イランの石油生産破壊も
OPEC諸国には反米感情が高まりかねませんが、米国とまともに喧嘩はできません。
そこで狙われそうなのがイランです。サウジは自ら減産したくないものの、原油の供給を減らすためには、イランの石油生産施設を破壊し、全体の供給量を抑える手段としたいのではないかと思います。イランは現在、日量320万バレルの石油を生産し、中国などに170万バレル輸出しています。
サウジは近年、イスラエルに接近し、ユダヤとイスラムの敵対関係を超えて良好な関係を構築しています。サウジと米国との間には厄介な問題もあり、米国にイランを攻撃させるのは容易でありません。
しかし、イスラエルはすでにガザのハマス、レバノンのヒズボラと戦闘を続け、背後のイランとも報復戦の応酬を展開しています。いずれも世界地図から消滅させたい敵対関係にあります。
サウジはイスラエルに働きかけ、イランの石油施設を空爆し、破壊するよう求める可能性があり、イスラエルシンパのトランプ次期大統領も反対しない可能性があります。この場合、イランの輸出余力がなくなる程度の被害なら米国は今より170万バレルほどの増産をしても全体の需給は変わりません。
またイランの石油施設全体を破壊すれば、ロシアが増産してイラン、中国に輸出する道が開けます。
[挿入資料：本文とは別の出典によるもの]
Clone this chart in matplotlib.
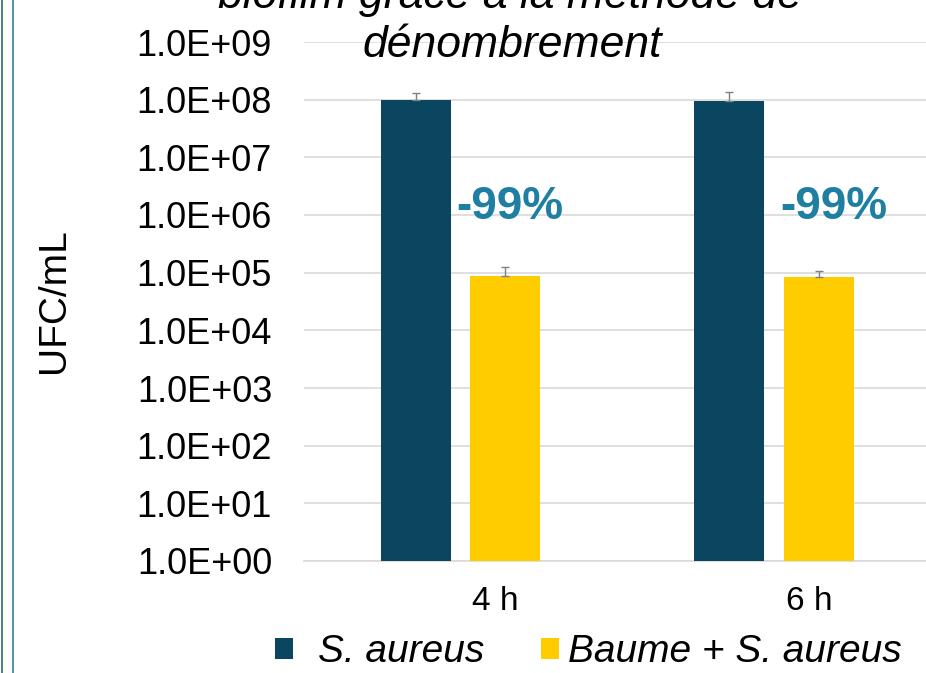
import matplotlib
matplotlib.use("Agg")
import matplotlib.pyplot as plt
import matplotlib.transforms as mtransforms
from matplotlib.lines import Line2D
from matplotlib.patches import Patch
from matplotlib.ticker import FuncFormatter, FixedLocator
import numpy as np

plt.rcParams['font.family'] = ['Liberation Sans', 'DejaVu Sans']

# ---- data ----
categories = ["4 h", "6 h"]
series_names = ["S. aureus", "Baume + S. aureus"]
s_aureus = [1.0e8, 9.6e7]
s_aureus_err = [3.2e7, 4.1e7]
baume = [8.65e4, 8.4e4]
baume_err = [3.7e4, 2.3e4]
reduction_labels = ["-99%", "-99%"]
ytick_values = [1e0, 1e1, 1e2, 1e3, 1e4, 1e5, 1e6, 1e7, 1e8, 1e9]
title_lines = ["biofilm grâce à la méthode de", "dénombrement"]
ylabel = "UFC/mL"

# ---- style ----
c_dark = "#0A4660"
c_yellow = "#FFCC00"
c_pct = "#1E7FA3"

W, H = 926, 673
fig = plt.figure(figsize=(W / 100, H / 100), dpi=100)
ax = fig.add_axes([304 / W, 1 - 561 / H, 626.6 / W, (561 - 42) / H])

x = np.arange(len(categories))
bw = 0.223
off = 0.1425
ax.bar(x - off, s_aureus, bw, color=c_dark, zorder=3, label=series_names[0])
ax.bar(x + off, baume, bw, color=c_yellow, zorder=3, label=series_names[1])
ax.errorbar(x - off, s_aureus, yerr=[np.zeros(len(x)), s_aureus_err], fmt='none',
            ecolor="#7F7F7F", elinewidth=1.0, capsize=3, capthick=1.0, zorder=4)
ax.errorbar(x + off, baume, yerr=[np.zeros(len(x)), baume_err], fmt='none',
            ecolor="#7F7F7F", elinewidth=1.0, capsize=3, capthick=1.0, zorder=4)

ax.set_yscale('log')
ax.set_ylim(1e0, 1e9)
ax.set_xlim(-0.5, 1.5)
ax.yaxis.set_major_locator(FixedLocator(ytick_values))
ax.yaxis.set_minor_locator(FixedLocator([]))
ax.yaxis.set_major_formatter(FuncFormatter(lambda v, p: f"{v:.1E}"))
ax.grid(axis='y', color="#D9D9D9", linewidth=1.2, zorder=0)
ax.set_axisbelow(True)
for s in ['top', 'right', 'left']:
    ax.spines[s].set_visible(False)
ax.spines['bottom'].set_color("#D9D9D9")
ax.spines['bottom'].set_linewidth(1.2)
ax.tick_params(axis='y', length=0, pad=23, labelsize=26)
ax.tick_params(axis='x', length=0, pad=18, labelsize=24)
ax.set_xticks(x)
ax.set_xticklabels(categories)
shift = mtransforms.ScaledTranslation(0.35, 0, fig.dpi_scale_trans)
for lab in ax.get_xticklabels():
    lab.set_transform(lab.get_transform() + shift)

# reduction annotations
pct_x = [0.157, 0.19]
for xi, lbl, px in zip(x, reduction_labels, pct_x):
    ax.text(xi + px, 1.4e6, lbl, color=c_pct, fontsize=33, fontweight='bold',
            ha='center', va='center', zorder=5)

# title (partially cut at top, as in the source)
fig.text(510 / W, 1 - 8 / H, title_lines[0], fontsize=32, style='italic',
         ha='center', va='baseline')
fig.text(512 / W, 1 - 57 / H, title_lines[1], fontsize=32, style='italic',
         ha='center', va='baseline')

fig.text(54 / W, 1 - 301 / H, ylabel, fontsize=28, rotation=90,
         ha='center', va='center')

# legend: two entries placed separately
legprops = dict(frameon=False, borderpad=0, borderaxespad=0,
                handlelength=0.45, handleheight=0.45,
                prop={'size': 28, 'style': 'italic'})
h1 = Patch(facecolor=c_dark)
h2 = Patch(facecolor=c_yellow)
leg1 = fig.legend([h1], [series_names[0]], loc='center left',
                  bbox_to_anchor=(275 / W, 1 - 652 / H), handletextpad=0.65,
                  **legprops)
leg2 = fig.legend([h2], [series_names[1]], loc='center left',
                  bbox_to_anchor=(541 / W, 1 - 652 / H), handletextpad=0.25,
                  **legprops)

# left border lines
fig.add_artist(Line2D([2 / W, 2 / W], [0, 1], color="#1E5A6B", linewidth=1.1,
                      transform=fig.transFigure))
fig.add_artist(Line2D([12.5 / W, 12.5 / W], [0, 1], color="#4F84A0", linewidth=1.3,
                      transform=fig.transFigure))

fig.savefig("out.png", dpi=100)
しかし、イランの石油施設破壊となれば、市場では地政学リスクが高まり、原油価格の上昇だけでなく、いったんはリスクオフの株売り、米国債買いが生じ、リスクオフのもとで円やドルが買われる可能性があります。
イスラエルがヒズボラと停戦に出れば、こうした地政学リスクは軽減されますが、反面イランを攻撃する口実もなくなり、原油需給の悪化、原油価格の下げが問題になります。
米国のインフレは改善せず
トランプ氏のエネルギー増産の狙いは、エネルギー価格の下落を通じて米国のインフレを退治し、バイデン政権で実現しなかったインフレ抑制を、トランプが実現することを狙っています。
しかし、米国によるエネルギー増産は米国自身の生産増、所得、雇用の増加を通じてインフレ圧力になる面があります。
トランプ政権ではこのエネルギー増産とともに、企業や個人への大幅減税を予定し、金融や仮想通過などでの規制緩和も予定していて、これらが米国景気を刺激し、潜在成長率(1.8%前後)を上回る成長が続き、需給ひっ迫の中でインフレ圧力が高まります。しかも関税賦課で安い輸入品が入らなくなり、その面からもインフレを助長しかねません。
このため、少なくともFRBが注視するエネルギーを除いたコアのインフレ率はむしろ高まる可能性があり、トランプ氏が狙うインフレ抑制の効果は上がらないリスクが大きいとみられます。